Florida Circuit Court judge N Sanders Sauls has dismissed Al Gore’s legal challenge to the state’s certified result of the presidential election. The result gave a slight margin of victory to George W Bush. The judge dismissed the Democrat candidate’s bid for a recount of thousands of disputed ballots saying he had failed to carry their requisite burden of proof. Mr Gore’s legal team has appealed the decision to Florida’s Supreme Court.

Meanwhile, the Florida Supreme Court justice will meet later tonight to decide what steps to take after being asked by the US Supreme Court to clarify their ruling in November to allow results of manual recounts from the US presidential election. Earlier today the US Supreme Court upheld an appeal by the Republican candidate George W Bush on the hand counts of votes in Florida. Following the ruling Florida state judge N Sanders Sauls postponed giving a ruling on whether his court should order hand counts of some ballots requested by Al Gore’s lawyers. The Democratic candidate said that he would hope and expect Democrat supporters to unite behind whoever eventually became President.

George W Bush claims that he has already won the 7 November presidential election. Judge Sanders Sauls’ ruling follows a marathon second day of hearings in Gore's contest of the results in Florida. On Sunday, the Bush team launched a concerted attack on Vice President Gore's challenge. They aimed to shoot down his petition for the recounts and urged him to concede defeat.

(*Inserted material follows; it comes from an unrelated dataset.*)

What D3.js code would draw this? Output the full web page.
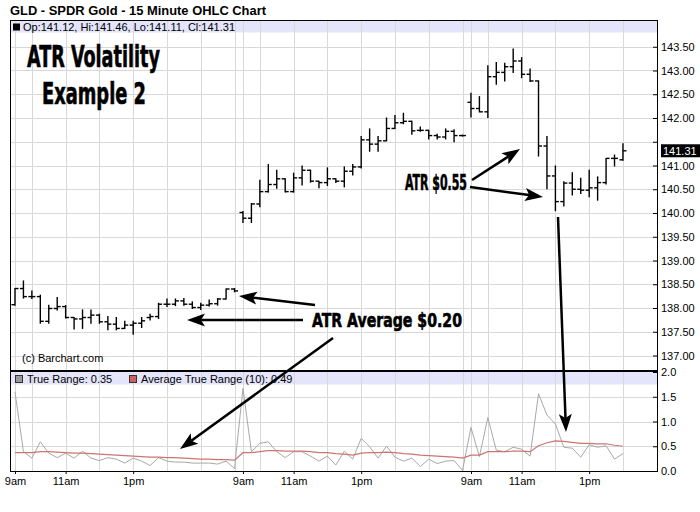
<!DOCTYPE html>
<html><head><meta charset="utf-8">
<script src="https://cdn.jsdelivr.net/npm/d3@7"></script>
<style>body{margin:0;background:#fff} svg{display:block}</style>
</head><body>
<svg id="c" width="700" height="512"></svg>
<script>
// ---- data (15-minute bars, 3 sessions) ----
const opens = [138.07,138.41,138.24,138.24,137.72,137.99,138.03,137.80,137.77,137.80,137.85,137.71,137.66,137.57,137.64,137.68,137.80,137.82,138.08,138.08,138.15,138.08,138.01,138.06,138.09,138.19,138.40,
  140.01,139.89,140.19,140.45,140.60,140.72,140.45,140.74,140.90,140.67,140.64,140.72,140.67,140.88,140.97,141.54,141.45,141.52,141.78,141.90,141.93,141.74,141.74,141.63,141.60,141.72,141.63,
  142.33,142.20,142.13,142.87,142.96,143.08,143.20,142.92,142.78,141.41,140.78,140.24,140.63,140.50,140.48,140.53,140.64,141.15,141.12];
const highs = [138.41,138.57,138.36,138.27,138.06,138.22,138.05,137.80,137.96,137.96,137.87,137.82,137.80,137.72,137.72,137.80,137.87,138.10,138.19,138.19,138.20,138.13,138.10,138.17,138.20,138.40,138.41,
  140.03,140.20,140.69,141.02,140.90,140.72,140.84,140.99,140.90,140.67,140.95,140.72,140.97,141.02,141.61,141.77,141.61,142.00,142.05,142.10,141.93,141.81,141.74,141.66,141.77,141.75,141.64,
  142.52,142.45,143.10,143.17,143.15,143.45,143.27,143.03,142.78,141.61,140.99,140.66,140.85,140.73,140.90,140.76,141.15,141.22,141.46];
const lows = [138.06,138.21,138.20,137.68,137.68,137.96,137.79,137.56,137.57,137.68,137.68,137.54,137.54,137.57,137.45,137.59,137.75,137.78,138.03,138.05,138.06,137.99,137.97,138.04,138.06,138.19,138.34,
  139.80,139.80,140.13,140.44,140.52,140.44,140.44,140.59,140.65,140.53,140.58,140.64,140.55,140.80,140.95,141.30,141.30,141.52,141.78,141.88,141.66,141.72,141.56,141.56,141.56,141.50,141.62,
  142.02,142.13,142.01,142.71,142.78,142.96,142.85,142.77,141.20,140.51,140.05,140.15,140.38,140.41,140.34,140.27,140.61,140.99,141.11];
const closes = [138.41,138.24,138.24,137.72,137.99,138.03,137.80,137.77,137.80,137.85,137.71,137.66,137.57,137.64,137.68,137.73,137.82,138.08,138.08,138.15,138.08,138.01,138.06,138.09,138.19,138.40,138.36,
  139.89,140.19,140.45,140.60,140.72,140.45,140.74,140.90,140.67,140.64,140.72,140.67,140.88,140.97,141.54,141.45,141.52,141.78,141.90,141.93,141.73,141.74,141.63,141.60,141.72,141.63,141.63,
  142.20,142.13,142.87,142.96,143.08,143.20,142.92,142.78,141.41,140.78,140.24,140.63,140.50,140.48,140.53,140.64,141.15,141.15,141.31];
const trueRange = [1.60,0.39,0.26,0.59,0.36,0.27,0.36,0.26,0.40,0.26,0.21,0.27,0.24,0.16,0.26,0.20,0.11,0.27,0.20,0.18,0.18,0.16,0.16,0.16,0.14,0.20,0.05,
  1.67,0.39,0.56,0.59,0.39,0.27,0.39,0.39,0.30,0.20,0.30,0.12,0.40,0.24,0.66,0.49,0.26,0.50,0.28,0.20,0.26,0.09,0.24,0.15,0.20,0.21,0.01,
  0.88,0.29,1.08,0.42,0.39,0.48,0.44,0.30,1.56,1.13,0.95,0.48,0.46,0.28,0.53,0.48,0.51,0.24,0.35];
const atr10 = [0.37,0.37,0.37,0.39,0.39,0.38,0.37,0.36,0.36,0.35,0.34,0.33,0.32,0.31,0.30,0.29,0.28,0.28,0.27,0.27,0.26,0.25,0.24,0.24,0.23,0.23,0.22,
  0.37,0.37,0.39,0.41,0.41,0.40,0.40,0.40,0.39,0.37,0.37,0.35,0.34,0.32,0.36,0.37,0.37,0.38,0.37,0.35,0.34,0.32,0.31,0.30,0.29,0.28,0.26,
  0.32,0.32,0.39,0.39,0.39,0.40,0.40,0.39,0.51,0.57,0.61,0.60,0.58,0.56,0.56,0.55,0.55,0.52,0.50];
const xTickBars = [0,6,14,27,33,41,54,60,68];
const xTickLabels = ["9am","11am","1pm","9am","11am","1pm","9am","11am","1pm"];
const dayStarts = [0,27,54];
const hourOffsets = [0,2,6,10,14,18,22,26];
const priceTicks = [137.00,137.50,138.00,138.50,139.00,139.50,140.00,140.50,141.00,141.50,142.00,142.50,143.00,143.50];
const hiddenPriceLabels = [141.50];   // covered by the last-price tag
const trTicks = [0.0,0.5,1.0,1.5,2.0];
const lastPrice = 141.31;

// ---- layout ----
const L = 10, R = 658, T = 20, B = 471;
const svg = d3.select("#c");
const font = "Liberation Sans, Arial, sans-serif";
const x = d3.scaleLinear().domain([-0.59, 76.15]).range([L, R]);
const yP = d3.scaleLinear().domain([136.695, 144.063]).range([370, T]);
const yT = d3.scaleLinear().domain([0, 2]).range([B, 372]);

svg.append("rect").attr("width",700).attr("height",512).attr("fill","#fff");

// title
svg.append("text").attr("x",10).attr("y",15).attr("font-family",font).attr("font-weight","bold")
  .attr("font-size",12.5).attr("fill","#000").attr("textLength",256).attr("lengthAdjust","spacingAndGlyphs")
  .text("GLD - SPDR Gold - 15 Minute OHLC Chart");

// header strips
svg.append("rect").attr("x",L).attr("y",T).attr("width",R-L).attr("height",12.5).attr("fill","#e4e4fa");
svg.append("rect").attr("x",L).attr("y",372).attr("width",R-L).attr("height",12.5).attr("fill","#e4e4fa");

// grid
const gridBars = [];
dayStarts.forEach(d => hourOffsets.forEach(h => { if (d + h <= 75) gridBars.push(d + h); }));
const g = svg.append("g").attr("stroke","#d8d8d8").attr("stroke-width",1).attr("shape-rendering","crispEdges");
gridBars.forEach(b => {
  g.append("line").attr("x1",Math.round(x(b))+0.5).attr("x2",Math.round(x(b))+0.5).attr("y1",T).attr("y2",B);
});
priceTicks.forEach(p => {
  g.append("line").attr("x1",L).attr("x2",R).attr("y1",Math.round(yP(p))+0.5).attr("y2",Math.round(yP(p))+0.5);
});
trTicks.slice(1,4).forEach(v => {
  g.append("line").attr("x1",L).attr("x2",R).attr("y1",Math.round(yT(v))+0.5).attr("y2",Math.round(yT(v))+0.5);
});

// header texts
svg.append("rect").attr("x",13).attr("y",23.5).attr("width",7).attr("height",7).attr("fill","#000");
svg.append("text").attr("x",23).attr("y",31).attr("font-family",font).attr("font-size",11).attr("fill","#000")
  .text("Op:" + opens[72].toFixed(2) + ", Hi:" + highs[72].toFixed(2) + ", Lo:" + lows[72].toFixed(2) + ", Cl:" + closes[72].toFixed(2));
svg.append("rect").attr("x",15.5).attr("y",375.5).attr("width",7).attr("height",7).attr("fill","#999").attr("stroke","#333");
svg.append("text").attr("x",27).attr("y",383).attr("font-family",font).attr("font-size",11).attr("fill","#000")
  .text("True Range: " + trueRange[72].toFixed(2));
svg.append("rect").attr("x",129.5).attr("y",375.5).attr("width",7).attr("height",7).attr("fill","#d06060").attr("stroke","#333");
svg.append("text").attr("x",141).attr("y",383).attr("font-family",font).attr("font-size",11).attr("fill","#000")
  .text("Average True Range (10): 0.49");

// OHLC bars
const bars = svg.append("g").attr("stroke","#000").attr("stroke-width",1.4).attr("fill","none");
opens.forEach((o,i) => {
  const cx = x(i);
  bars.append("line").attr("x1",cx).attr("x2",cx).attr("y1",yP(highs[i])-0.5).attr("y2",yP(lows[i])+0.5);
  bars.append("line").attr("x1",cx-3.5).attr("x2",cx).attr("y1",yP(o)).attr("y2",yP(o));
  bars.append("line").attr("x1",cx).attr("x2",cx+3.5).attr("y1",yP(closes[i])).attr("y2",yP(closes[i]));
});

// lower panel lines
const idx = d3.range(trueRange.length);
svg.append("path").attr("d", d3.line().x(i => x(i)).y(i => yT(trueRange[i]))(idx))
  .attr("fill","none").attr("stroke","#a8a8a8").attr("stroke-width",1);
svg.append("path").attr("d", d3.line().x(i => x(i)).y(i => yT(atr10[i]))(idx))
  .attr("fill","none").attr("stroke","#cc7474").attr("stroke-width",1.2);

// copyright
svg.append("text").attr("x",22).attr("y",362).attr("font-family",font).attr("font-size",11).attr("fill","#000")
  .text("(c) Barchart.com");

// frame
const fr = svg.append("g").attr("stroke","#000").attr("fill","none").attr("shape-rendering","crispEdges");
fr.append("rect").attr("x",L+0.5).attr("y",T+0.5).attr("width",R-L-1).attr("height",B-T);
fr.append("line").attr("x1",L).attr("x2",R).attr("y1",371).attr("y2",371).attr("stroke-width",2);

// right axes
const ax1 = svg.append("g").attr("transform",`translate(${R},0)`)
  .call(d3.axisRight(yP).tickValues(priceTicks)
    .tickFormat(d => hiddenPriceLabels.includes(d) ? "" : d3.format(".2f")(d)).tickSize(-5).tickPadding(3));
const ax2 = svg.append("g").attr("transform",`translate(${R},0)`)
  .call(d3.axisRight(yT).tickValues(trTicks).tickFormat(d3.format(".1f")).tickSize(-5).tickPadding(3));
const ax3 = svg.append("g").attr("transform",`translate(0,${B})`)
  .call(d3.axisBottom(x).tickValues(xTickBars).tickFormat((d,i) => xTickLabels[i]).tickSize(3).tickPadding(3));
[ax1,ax2,ax3].forEach(a => {
  a.select(".domain").remove();
  a.selectAll("text").attr("font-family",font).attr("font-size",11).attr("fill","#000");
  a.selectAll("line").attr("stroke","#000");
});

// last price tag
svg.append("rect").attr("x",661).attr("y",yP(lastPrice)-6.5).attr("width",39).attr("height",13).attr("fill","#000");
svg.append("text").attr("x",663).attr("y",yP(lastPrice)+4).attr("font-family",font).attr("font-size",11)
  .attr("fill","#fff").text(lastPrice.toFixed(2));

// annotations
const afont = "Liberation Sans Narrow, DejaVu Sans Condensed, Liberation Sans, Arial, sans-serif";
function label(t, xx, yy, fs, len) {
  svg.append("text").attr("x",xx).attr("y",yy).attr("font-family",afont).attr("font-weight","bold")
    .attr("font-size",fs).attr("fill","#000").attr("stroke","#000").attr("stroke-width",0.6)
    .attr("textLength",len).attr("lengthAdjust","spacingAndGlyphs").text(t);
}
label("ATR Volatility", 27, 67, 31, 133);
label("Example 2", 42, 104, 31, 104);
label("ATR $0.55", 405, 190, 21, 62);
label("ATR Average $0.20", 312, 327, 20, 150);

function arrow(x1,y1,x2,y2) {
  const dx = x2-x1, dy = y2-y1, len = Math.hypot(dx,dy), ux = dx/len, uy = dy/len;
  const hl = 18, hw = 6.5;
  const bx = x2-ux*hl, by = y2-uy*hl;
  svg.append("line").attr("x1",x1).attr("y1",y1).attr("x2",bx+ux*4).attr("y2",by+uy*4)
    .attr("stroke","#000").attr("stroke-width",2.5);
  svg.append("path").attr("d",`M${x2},${y2}L${bx-uy*hw},${by+ux*hw}L${bx+ux*4},${by+uy*4}L${bx+uy*hw},${by-ux*hw}Z`)
    .attr("fill","#000");
}
arrow(472,180,520,149);
arrow(470,187,543,197);
arrow(558,217,566,432);
arrow(315,305,239,296);
arrow(303,320,187,320);
arrow(333,338,180,449);
</script>
</body></html>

However, Mr Gore insisted that the battle was far from over. He believes that a manual recount of more than 12,000 votes from Palm Beach and Miami-Dade counties would give him a Florida victory and the keys to the White House. Speaking on US television late yesterday, Mr Gore declared that he would abandon his attempts to contest the outcome of the presidential election if he loses upcoming court decisions.

Attorneys for Bush systematically targeted every argument brought by the Democrats before the Leon County Circuit Court in the Florida capital Tallahassee. In his closing arguments, Barry Richard said that the Gore camp had failed to demonstrate anything was wrong with the vote count that gave Bush a 537-vote lead in the southeastern state.

However, Gore lawyer David Boies said that it was imperative that the court tally votes he said were improperly rejected. "There are many hundreds, possibly thousands and that is more than enough to make a difference in this case," he said. He also scored points when one of the key witnesses for Mr Bush testified that manual recounts in close elections were desirable. Should Judge Sauls grant the request, George W Bush's lawyers want him to order new tallies in two other counties, where they claim vote counters used arbitrary standards in counting ballots.

In a separate development, the US agency charged with investigating civil rights violations will examine whether minority voters were intimidated from casting ballots in Florida. The US Civil Rights Commission said in a statement yesterday that it would examine allegations of voter intimidation and other voting rights improprieties. The statement came one day after the National Association for the Advancement of Colored People announced that they were to launch a lawsuit on the matter. The NAACP alleged on Saturday that widespread irregularities in the Florida election denied African-American, Jewish and immigrant voters the right to vote.